* **STATED TASK**
Find how many lines hold the word "this" and give that number only.

* **INPUT RECORDS**
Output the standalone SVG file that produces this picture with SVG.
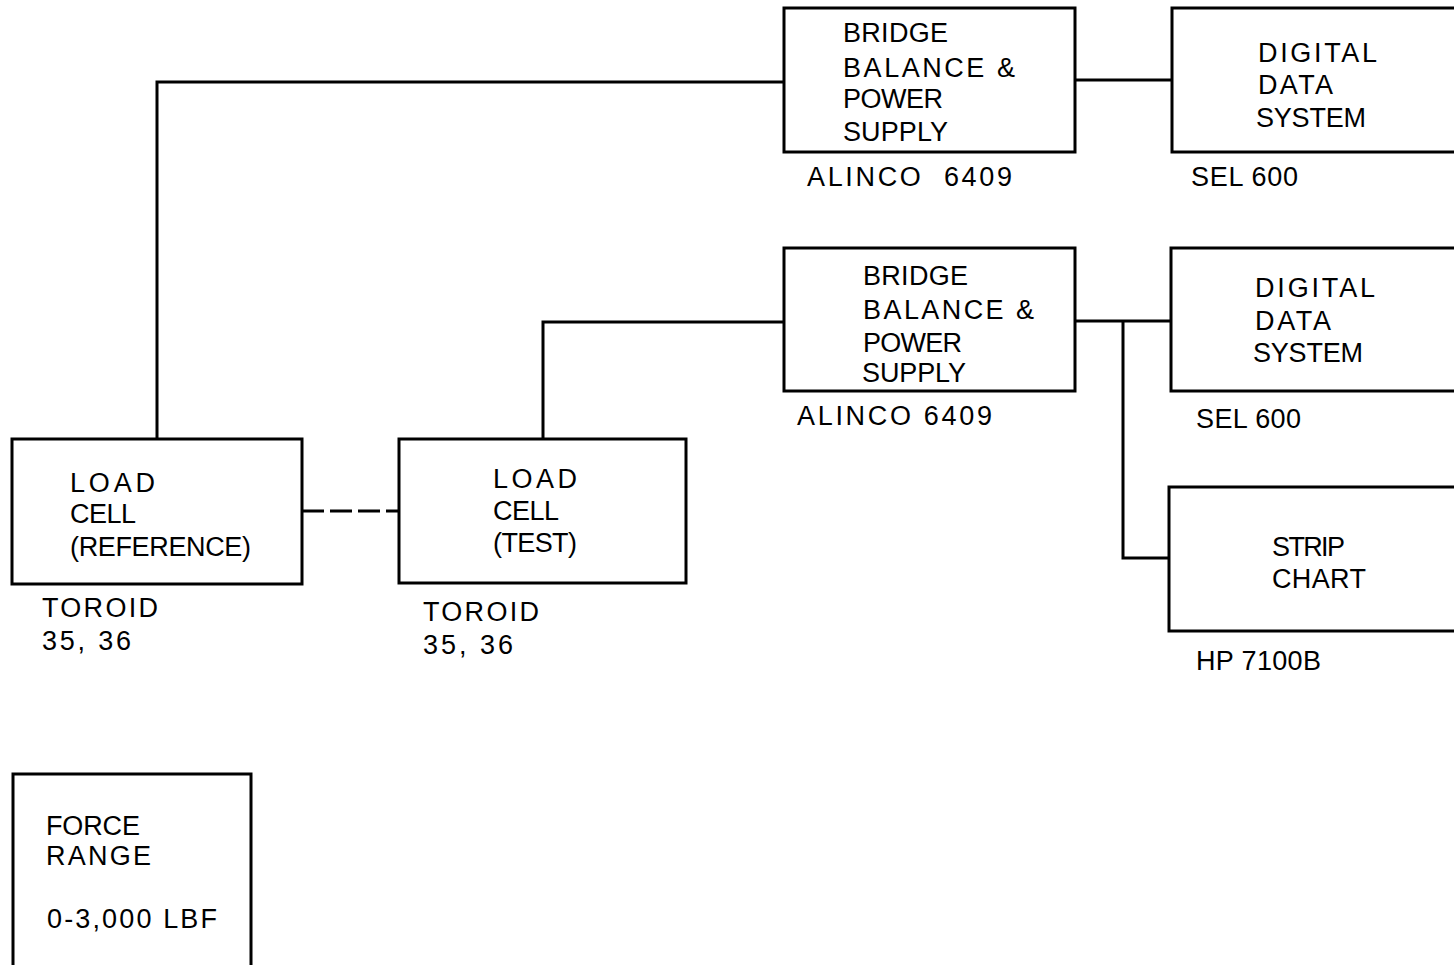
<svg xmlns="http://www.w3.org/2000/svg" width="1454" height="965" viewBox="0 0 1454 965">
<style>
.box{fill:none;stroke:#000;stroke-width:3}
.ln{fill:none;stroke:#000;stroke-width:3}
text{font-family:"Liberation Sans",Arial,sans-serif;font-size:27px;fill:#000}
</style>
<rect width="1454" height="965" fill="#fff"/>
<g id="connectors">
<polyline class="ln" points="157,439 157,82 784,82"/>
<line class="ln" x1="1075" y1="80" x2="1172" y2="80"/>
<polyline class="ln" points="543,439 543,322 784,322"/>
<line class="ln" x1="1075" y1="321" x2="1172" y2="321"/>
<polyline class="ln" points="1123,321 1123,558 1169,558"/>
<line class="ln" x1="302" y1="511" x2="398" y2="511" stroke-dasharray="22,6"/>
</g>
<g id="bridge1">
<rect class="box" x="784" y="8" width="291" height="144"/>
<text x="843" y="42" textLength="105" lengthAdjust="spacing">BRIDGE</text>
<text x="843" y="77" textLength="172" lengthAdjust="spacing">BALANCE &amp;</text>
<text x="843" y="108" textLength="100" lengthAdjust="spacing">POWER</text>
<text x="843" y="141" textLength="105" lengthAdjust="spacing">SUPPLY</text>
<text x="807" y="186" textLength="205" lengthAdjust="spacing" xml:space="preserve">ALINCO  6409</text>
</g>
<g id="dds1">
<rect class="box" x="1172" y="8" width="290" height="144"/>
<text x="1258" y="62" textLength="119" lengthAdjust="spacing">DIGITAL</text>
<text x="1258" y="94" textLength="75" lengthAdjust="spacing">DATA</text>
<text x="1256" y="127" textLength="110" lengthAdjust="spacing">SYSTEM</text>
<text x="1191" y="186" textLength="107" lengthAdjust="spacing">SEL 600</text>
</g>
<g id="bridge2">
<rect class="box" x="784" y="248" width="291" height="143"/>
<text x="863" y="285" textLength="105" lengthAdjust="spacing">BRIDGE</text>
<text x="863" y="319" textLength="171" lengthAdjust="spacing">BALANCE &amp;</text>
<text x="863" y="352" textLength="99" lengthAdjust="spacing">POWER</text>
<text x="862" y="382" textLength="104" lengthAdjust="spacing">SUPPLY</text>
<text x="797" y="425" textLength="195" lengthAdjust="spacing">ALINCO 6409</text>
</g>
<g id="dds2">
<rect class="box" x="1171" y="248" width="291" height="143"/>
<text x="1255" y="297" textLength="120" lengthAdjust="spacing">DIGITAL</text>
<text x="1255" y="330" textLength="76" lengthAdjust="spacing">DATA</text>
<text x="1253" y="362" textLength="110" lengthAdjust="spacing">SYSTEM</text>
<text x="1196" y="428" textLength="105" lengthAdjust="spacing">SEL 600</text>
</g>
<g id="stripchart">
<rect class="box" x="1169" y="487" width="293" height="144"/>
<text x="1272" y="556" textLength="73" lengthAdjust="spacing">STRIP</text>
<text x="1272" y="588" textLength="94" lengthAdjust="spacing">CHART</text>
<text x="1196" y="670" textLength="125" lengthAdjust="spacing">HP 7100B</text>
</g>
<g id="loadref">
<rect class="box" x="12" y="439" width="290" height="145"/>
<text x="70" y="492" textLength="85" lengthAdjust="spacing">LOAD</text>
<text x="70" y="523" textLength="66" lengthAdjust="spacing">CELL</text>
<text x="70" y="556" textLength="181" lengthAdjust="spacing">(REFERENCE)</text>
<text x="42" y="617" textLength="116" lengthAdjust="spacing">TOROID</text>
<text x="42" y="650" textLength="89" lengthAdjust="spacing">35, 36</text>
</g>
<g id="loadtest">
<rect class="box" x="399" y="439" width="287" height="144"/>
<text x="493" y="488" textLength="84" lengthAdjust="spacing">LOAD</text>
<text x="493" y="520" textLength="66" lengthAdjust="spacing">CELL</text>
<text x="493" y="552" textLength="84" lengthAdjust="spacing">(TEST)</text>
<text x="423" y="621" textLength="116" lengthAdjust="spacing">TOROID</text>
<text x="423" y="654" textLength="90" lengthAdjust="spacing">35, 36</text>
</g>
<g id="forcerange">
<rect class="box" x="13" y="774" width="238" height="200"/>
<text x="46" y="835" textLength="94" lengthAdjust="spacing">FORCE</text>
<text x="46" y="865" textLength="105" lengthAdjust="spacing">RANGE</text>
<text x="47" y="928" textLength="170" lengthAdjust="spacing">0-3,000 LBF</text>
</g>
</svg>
...
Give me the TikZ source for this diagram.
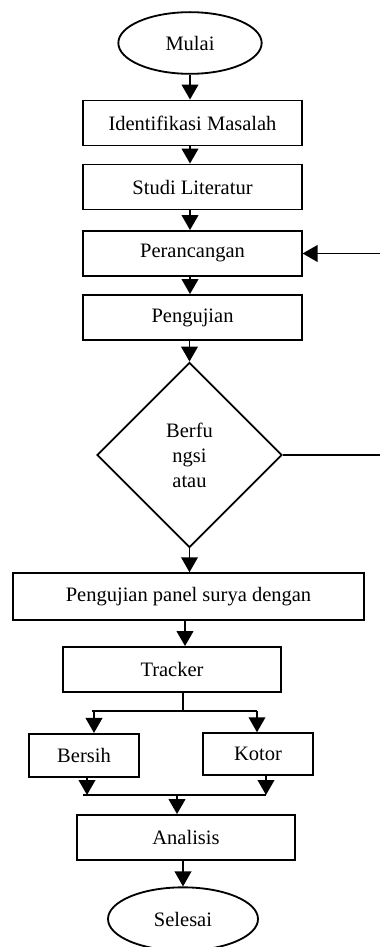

* **FINAL RESULT**
2